You are viewing a plain text version of this content. The canonical link for it is here.
Posted to dev@hive.apache.org by "Ryan P (JIRA)" <ji...@apache.org> on 2015/04/09 21:27:14 UTC
[jira] [Created] (HIVE-10283) HIVE-4240 may be causing issue with
bucketed tables
Ryan P created HIVE-10283:
-----------------------------
Summary: HIVE-4240 may be causing issue with bucketed tables
Key: HIVE-10283
URL: https://issues.apache.org/jira/browse/HIVE-10283
Project: Hive
Issue Type: Bug
Components: Hive
Reporter: Ryan P
I suspect that by removing the reducer, HIVE-4240, may be causing issues. Because of this inserts will not consolidate 'buckets' into single files which is problematic when attempting to use bucketmapjoin.

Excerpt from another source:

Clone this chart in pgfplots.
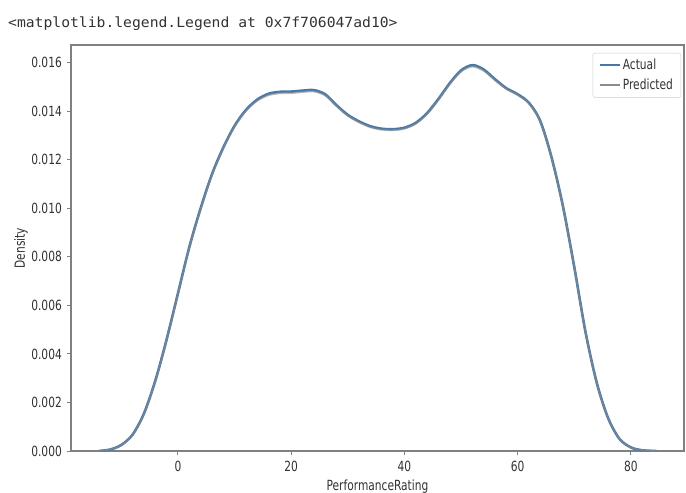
\documentclass[border=0pt]{standalone}
\usepackage{fontspec}
\setmainfont{DejaVu Sans}[FakeStretch=0.76]
\newfontfamily\monofont{DejaVu Sans Mono}[FakeStretch=1.05]
\usepackage{pgfplots}
\pgfplotsset{compat=1.18}
\definecolor{actualc}{RGB}{70,120,168}
\definecolor{predc}{RGB}{140,140,140}
\definecolor{framec}{RGB}{128,128,128}
\definecolor{textc}{RGB}{50,50,50}
\definecolor{legc}{RGB}{204,204,204}
\begin{document}
\begin{tikzpicture}
\path[use as bounding box] (-71bp,-42bp) rectangle (615bp,451bp);
\node[anchor=base west, inner sep=0pt, text=textc] at (-63bp,423bp) {\monofont\fontsize{14bp}{17bp}\selectfont <matplotlib.legend.Legend at 0x7f706047ad10>};
\begin{axis}[
  at={(0,0)}, anchor=south west,
  scale only axis, width=613bp, height=406bp,
  xmin=-18.9, xmax=89.4, ymin=0, ymax=0.01673,
  xtick={0,20,40,60,80},
  ytick={0,0.002,0.004,0.006,0.008,0.010,0.012,0.014,0.016},
  scaled y ticks=false,
  axis line style={framec, line width=1.3bp},
  tick align=outside, major tick length=4bp,
  tick style={framec, line width=1bp},
  xtick pos=bottom, ytick pos=left,
  font=\fontsize{14bp}{17bp}\selectfont,
  /pgf/number format/assume math mode=true,
  yticklabel style={/pgf/number format/.cd, fixed, fixed zerofill, precision=3, /tikz/.cd, anchor=east, inner sep=0pt, xshift=-5bp, text=textc},
  xticklabel style={anchor=north, inner sep=0pt, yshift=-6bp, text=textc},
  xlabel={PerformanceRating}, ylabel={Density},
  xlabel style={at={(axis description cs:0.5,0)}, anchor=base, yshift=-39bp, inner sep=0pt, text=textc},
  ylabel style={at={(axis description cs:-0.0816,0.5)}, anchor=center, inner sep=0pt, text=textc},
  legend style={at={(axis description cs:1,1)}, anchor=north east, xshift=-3bp, yshift=-8bp,
    draw=legc, rounded corners=2bp, fill=white, text=textc,
    font=\fontsize{14bp}{17bp}\selectfont, row sep=4bp, inner xsep=6bp, inner ysep=4bp},
  legend image code/.code={\draw[#1, opacity=1, line width=2bp] (0bp,0bp) -- (20bp,0bp);},
  legend cell align=left,
]
\addplot[actualc, line width=2.6bp, smooth] coordinates {
(-14,0) (-12,0.00006) (-10,0.00025) (-8,0.00068) (-6,0.00155) (-4,0.0029) (-2,0.0046)
(0,0.0065) (2,0.0084) (4,0.0100) (6,0.0114) (8,0.0125) (10,0.0134) (12,0.01405)
(14,0.01448) (16,0.01472) (18,0.0148) (20,0.01481) (22,0.01485) (24,0.01487) (26,0.0147)
(28,0.01425) (30,0.01385) (32,0.01358) (34,0.01338) (36,0.01328) (38,0.01326) (40,0.01332)
(42,0.01352) (44,0.01392) (46,0.0145) (48,0.01515) (50,0.01568) (52,0.0159) (54,0.01572)
(56,0.01532) (58,0.01495) (60,0.0147) (62,0.01435) (64,0.0136) (66,0.0121) (68,0.0101)
(70,0.0076) (72,0.0049) (74,0.0028) (76,0.00135) (78,0.0005) (80,0.00015) (82,0.00003) (84.5,0)
};
\addlegendentry{Actual}
\addplot[predc, line width=1.8bp, smooth, draw opacity=0.6] coordinates {
(-14,0) (-12,0.00006) (-10,0.00024) (-8,0.00067) (-6,0.00154) (-4,0.00288) (-2,0.00458)
(0,0.00648) (2,0.00838) (4,0.00997) (6,0.01137) (8,0.01247) (10,0.01337) (12,0.01401)
(14,0.01443) (16,0.01466) (18,0.01474) (20,0.01475) (22,0.01479) (24,0.01481) (26,0.01465)
(28,0.01421) (30,0.01381) (32,0.01354) (34,0.01334) (36,0.01324) (38,0.01322) (40,0.01328)
(42,0.01348) (44,0.01388) (46,0.01446) (48,0.01511) (50,0.01563) (52,0.01584) (54,0.01567)
(56,0.01528) (58,0.01492) (60,0.01467) (62,0.01432) (64,0.01358) (66,0.01208) (68,0.01008)
(70,0.00759) (72,0.00489) (74,0.00279) (76,0.00135) (78,0.0005) (80,0.00015) (82,0.00003) (84.5,0)
};
\addlegendentry{Predicted}
\end{axis}
\end{tikzpicture}
\end{document}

CREATE TABLE IF NOT EXISTS buckettestinput(
data string
)
ROW FORMAT DELIMITED FIELDS TERMINATED BY ',';
CREATE TABLE IF NOT EXISTS buckettestoutput1(
data string
)CLUSTERED BY(data)
INTO 2 BUCKETS
ROW FORMAT DELIMITED FIELDS TERMINATED BY ',';
CREATE TABLE IF NOT EXISTS buckettestoutput2(
data string
)CLUSTERED BY(data)
INTO 2 BUCKETS
ROW FORMAT DELIMITED FIELDS TERMINATED BY ',';
Then I inserted the following data into the "buckettestinput" table
firstinsert1
firstinsert2
firstinsert3
firstinsert4
firstinsert5
firstinsert6
firstinsert7
firstinsert8
secondinsert1
secondinsert2
secondinsert3
secondinsert4
secondinsert5
secondinsert6
secondinsert7
secondinsert8
set hive.enforce.bucketing = true;
set hive.enforce.sorting=true;
insert into table buckettestoutput1
select * from buckettestinput where data like 'first%'
SELECT *
FROM buckettestoutput1 TABLESAMPLE(BUCKET 1 OUT OF 1 ON data) s;
insert into table buckettestoutput1
select * from buckettestinput where data like 'second%'
check the results of the table sample query.
for sort merge bucket map join
set hive.auto.convert.sortmerge.join=true;
set hive.optimize.bucketmapjoin = true;
set hive.optimize.bucketmapjoin.sortedmerge = true;
set hive.auto.convert.sortmerge.join.noconditionaltask=true;
select * from buckettestoutput1 a join buckettestoutput2 b on (a.data=b.data)
hive> select * from buckettestoutput1 a join buckettestoutput2 b on (a.data=b.data);
FAILED: SemanticException [Error 10141]: Bucketed table metadata is not correct. Fix the metadata or don't use bucketed mapjoin, by setting hive.enforce.bucketmapjoin to false. The number of buckets for table buckettestoutput1 is 2, whereas the number of files is 4
--
This message was sent by Atlassian JIRA
(v6.3.4#6332)